In the first of a series of three studies, researchers discovered a strong link between trait victimhood and support for political violence. People who constantly dwell on injustices done to them or seek acknowledgment for harm those injustices caused were more inclined to support the idea that violence is acceptable when used by a group fighting for a “just cause.” 

For the second study, researchers used a larger sample size. They selected 1,000 participants, split between Democrats and Republicans. It also introduced new criteria, including the participants’ perception of “intergroup competitive victimhood.” This theory is a perception of “competition” to represent one’s group as having suffered the most injustice.  

The study asked participants to assess the degree to which they believed their respective group (conservatives and liberals) had encountered more injustice than the opposing group and weighed results against the respondents’ support of politically motivated violence. 

The results of the second study proved that both trait victimhood and competitive victimhood played decisive roles in political violence, as did the respondents’ past involvement in real-life political violence, like vandalism, threats, and physical aggression against those who disagree with opposing views. Trait victimhood was linked to previous violence but was not shown to play a part in non-violent political actions such as petitions and peaceful protests. 

The third study assessed the power of merely remembering situations of “competitive victimhood” was enough to increase an individual’s support of politically motivated violence for those already suffering from trait victimhood. The discovery implies that perceptions of group-based victimization influence attitudes toward violence, and this influence is potent when combined with an individual’s inherent tendency to feel victimized. 

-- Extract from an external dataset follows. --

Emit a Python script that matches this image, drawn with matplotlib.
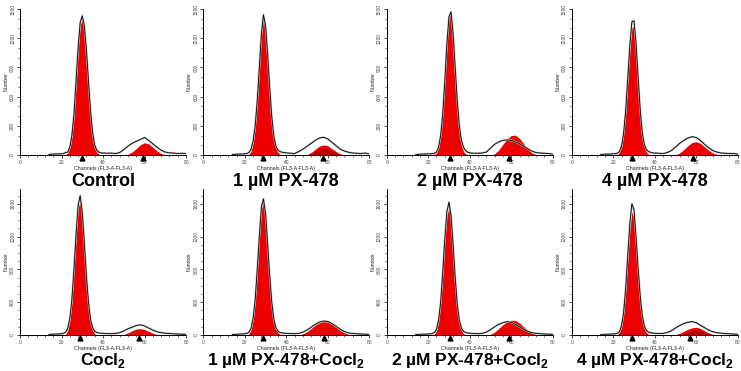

The research was authored by the Head of the Program in Conflict Resolution and Mediation at Tel Aviv University and co-editor of “Psychological Intergroup Interventions,” Boaz Hameiri. Hamieri explained that while there were significant contributions of existing research to the understanding of radicalization and political violence, the theory was incomplete. Researchers noted that people can derive meaning in their lives in non-violent ways, leading the group to study other factors influencing radicalization and violence. The theory of trait victimhood is a personality construct first recognized by Hamieri, and the research validates its role in a person’s support for violence. 

It’s important to note that while this initial research was conducted among American Democrats and Republicans, the group has since extended its research to other countries across the globe. The results of this expanded research are still awaiting publication. But for Hamieri, these astonishing results indicate a more in-depth assessment is needed to prove further the connections between “victimhood mentality” and political violence. He hopes that a more detailed study will help establish ways to combat the phenomenon. 

For Democrats, agendas like Critical Race Theory, LGBTQ+ discrimination, and “victimhood mentality” lead to the scorched Earth results they crave. And just in case this strategy fails, calling directly for violence against political rivals will finish the job very nicely.